Now back in my early PC days which started with the 386, that was something else. I distinctly remember the 1st Pentium also, the cheap $190 version could do 50%+ clock speed by overclocking and would match the expensive high end $550 job with basically no drama at all on stock equipment. You definitely felt that extra power on a slow machine like they were (and the saved money)! But now, they're pushed so hot already. There's always some room but most of the small gains tend to require more and more cooling and supporting hardware that can help, of course at customer expense. I get the hobby end of it but by 2010 or so I kind of went the other way, trying to manage noise, maximize stability, and try to get more value where I can. No real point in chasing that extra 5% or whatever in most cases.

I mean people are overclocking mice these days


 
jay4321 said:
stratamania said:
These days I am not that sure building a desktop machine is even worth it with today's specs etc. Some gamers and enthusiast builds you see are an easy way to blow a lot of cash for performance that many are not using.

I swore off desktops for several years but eventually came back for my home studio and office and am so glad I did. You can get an incredibly powerful and responsive system for not all that much money, and put the muscle right where you need it, and with quality components that tend to come with much longer warranties. My recording/playing setup has two interfaces, 2 powered audio monitors, a widescreen monitor, a Komplete keyboard, a Furman unit power all hooked up. Then in excess of 1TB worth of sounds libraries and things in storage. I'm not looking to hook up a notebook twice a day and certainly not with comparable horsepower/storage at the cost.

As for gamers, that's kind of a separate beast.
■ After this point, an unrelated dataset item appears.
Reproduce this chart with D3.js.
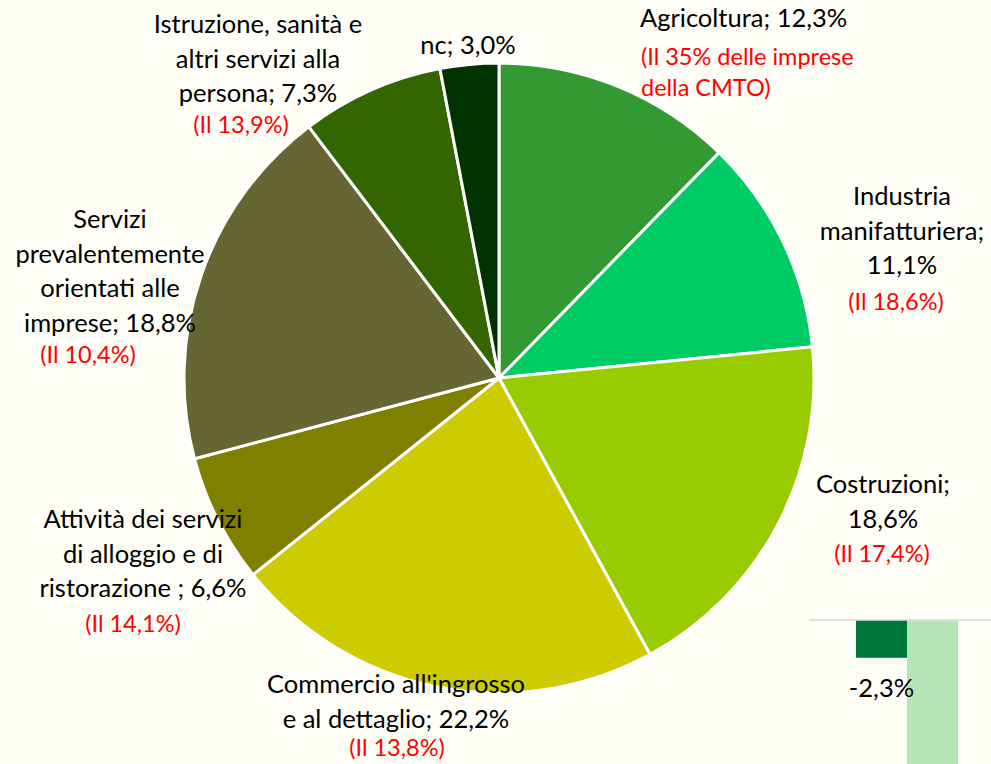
<!DOCTYPE html>
<html>
<head>
<meta charset="utf-8">
<script src="https://cdn.jsdelivr.net/npm/d3@7/dist/d3.min.js"></script>
<style>
  html, body { margin: 0; padding: 0; background: #fefef6; }
  svg { display: block; font-family: Lato, "Open Sans", sans-serif; }
</style>
</head>
<body>
<svg id="chart" width="991" height="764"></svg>
<script>
// sectors, clockwise from 12 o'clock
const sectors = ['Agricoltura', 'Industria manifatturiera', 'Costruzioni',
  "Commercio all'ingrosso e al dettaglio", 'Attività dei servizi di alloggio e di ristorazione',
  'Servizi prevalentemente orientati alle imprese', 'Istruzione, sanità e altri servizi alla persona', 'nc'];
const shares = [12.3, 11.1, 18.6, 22.2, 6.6, 18.8, 7.3, 3.0];
const colors = ['#339933', '#00cc66', '#99cc00', '#cccc00', '#808000', '#666633', '#336600', '#003300'];

// label text as shown, line by line
const labelLines = [
  ['Agricoltura; 12,3%'],
  ['Industria', 'manifatturiera;', '11,1%'],
  ['Costruzioni;', '18,6%'],
  ["Commercio all'ingrosso", 'e al dettaglio; 22,2%'],
  ['Attività dei servizi', 'di alloggio e di', 'ristorazione ; 6,6%'],
  ['Servizi', 'prevalentemente', 'orientati alle', 'imprese; 18,8%'],
  ['Istruzione, sanità e', 'altri servizi alla', 'persona; 7,3%'],
  ['nc; 3,0%']
];
const notes = [
  ['(Il 35% delle imprese', 'della CMTO)'],
  ['(Il 18,6%)'],
  ['(Il 17,4%)'],
  ['(Il 13,8%)'],
  ['(Il 14,1%)'],
  ['(Il 10,4%)'],
  ['(Il 13,9%)'],
  []
];

// fragment of the neighbouring bar chart (bottom right)
const barKeys = ['a', 'b'];
const barValues = [-2.3, -10.5];
const barColors = ['#00773a', '#b3e5b5'];
const barLabels = ['-2,3%', ''];

const svg = d3.select('#chart');
const cx = 499, cy = 378, radius = 315;

// label layout: anchor, x, first baseline (layout only)
const labelPos = [
  { anchor: 'start', x: 640, y: 27, nx: 641, ny: 65 },
  { anchor: 'middle', x: 902, y: 205, nx: 896, ny: 310 },
  { anchor: 'middle', x: 883, y: 493, nx: 882, ny: 562 },
  { anchor: 'middle', x: 396, y: 693, nx: 397, ny: 756 },
  { anchor: 'middle', x: 143, y: 528, nx: 133, ny: 632 },
  { anchor: 'middle', x: 110, y: 228, nx: 88, ny: 363 },
  { anchor: 'middle', x: 258, y: 33, nx: 241, ny: 133 },
  { anchor: 'middle', x: 468, y: 54, nx: 0, ny: 0 }
];

const pie = d3.pie().sort(null).value(d => d);
const arc = d3.arc().innerRadius(0).outerRadius(radius);

const g = svg.append('g').attr('transform', `translate(${cx},${cy})`);
g.selectAll('path')
  .data(pie(shares))
  .join('path')
    .attr('d', arc)
    .attr('fill', (d, i) => colors[i])
    .attr('stroke', '#ffffff')
    .attr('stroke-width', 3)
    .attr('stroke-linejoin', 'round');

const labels = svg.append('g');
labelLines.forEach((lines, i) => {
  let p = labelPos[i];
  let t = labels.append('text')
    .attr('text-anchor', p.anchor)
    .attr('font-size', 25.5)
    .attr('fill', '#000000');
  lines.forEach((l, j) => {
    t.append('tspan').attr('x', p.x).attr('y', p.y + j * 34.5).text(l);
  });
  if (notes[i].length) {
    let n = labels.append('text')
      .attr('text-anchor', p.anchor)
      .attr('font-size', 23.5)
      .attr('fill', '#ff0000');
    notes[i].forEach((l, j) => {
      n.append('tspan').attr('x', p.nx).attr('y', p.ny + j * 30.5).text(l);
    });
  }
});

// bar fragment
const bx = d3.scaleBand().domain(barKeys).range([856, 958]).padding(0);
const by = d3.scaleLinear().domain([0, -10]).range([620, 781]);

const bars = svg.append('g');
bars.append('line')
  .attr('x1', 809).attr('x2', 991)
  .attr('y1', by(0)).attr('y2', by(0))
  .attr('stroke', '#d9d9d9').attr('stroke-width', 1.5);
bars.selectAll('rect')
  .data(barValues)
  .join('rect')
    .attr('x', (d, i) => bx(barKeys[i]))
    .attr('width', bx.bandwidth())
    .attr('y', by(0) + 0.75)
    .attr('height', d => by(d) - by(0))
    .attr('fill', (d, i) => barColors[i]);
bars.selectAll('text')
  .data(barValues)
  .join('text')
    .attr('x', (d, i) => bx(barKeys[i]) + bx.bandwidth() / 2)
    .attr('y', d => by(d) + 40)
    .attr('text-anchor', 'middle')
    .attr('font-size', 25.5)
    .attr('fill', '#000000')
    .text((d, i) => barLabels[i]);
</script>
</body>
</html>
If someone feels they "need" to play AAA titles on high resolution and on high-ultra settings...yeah, there's just a huge premium for that. For everyone else a very modest video card will do the trick, and often enough none at all - any typical display or dual-monitor setup can be handled by integrated graphics for everyday use.

I initially built mine with 9 components, and that includes the case, aftermarket CPU fan, a Windows license, and a fantastic huge display. I did add an "upper-tier but not insane" video card shortly after deciding I wanted to aim for a 6-year run with the system. I do play some games on rare occasion and don't mind eye candy.

Strangely enough when I got out of desktop PCs around 5 years ago, the idea was that my laptop would fill all the gaps pretty well. Now, the notebook got squeezed out by my phone and desktop.

Indeed. I am not saying there is no use case for ever building a desktop machine. Just that at one time if you did so maxing out the specs made sense but that nowadays a performant machine can be made or bought with less than the maximum specs and for a lot of people getting the maximum specs would be overkill rather than meeting actual need. So we are probably on the same page.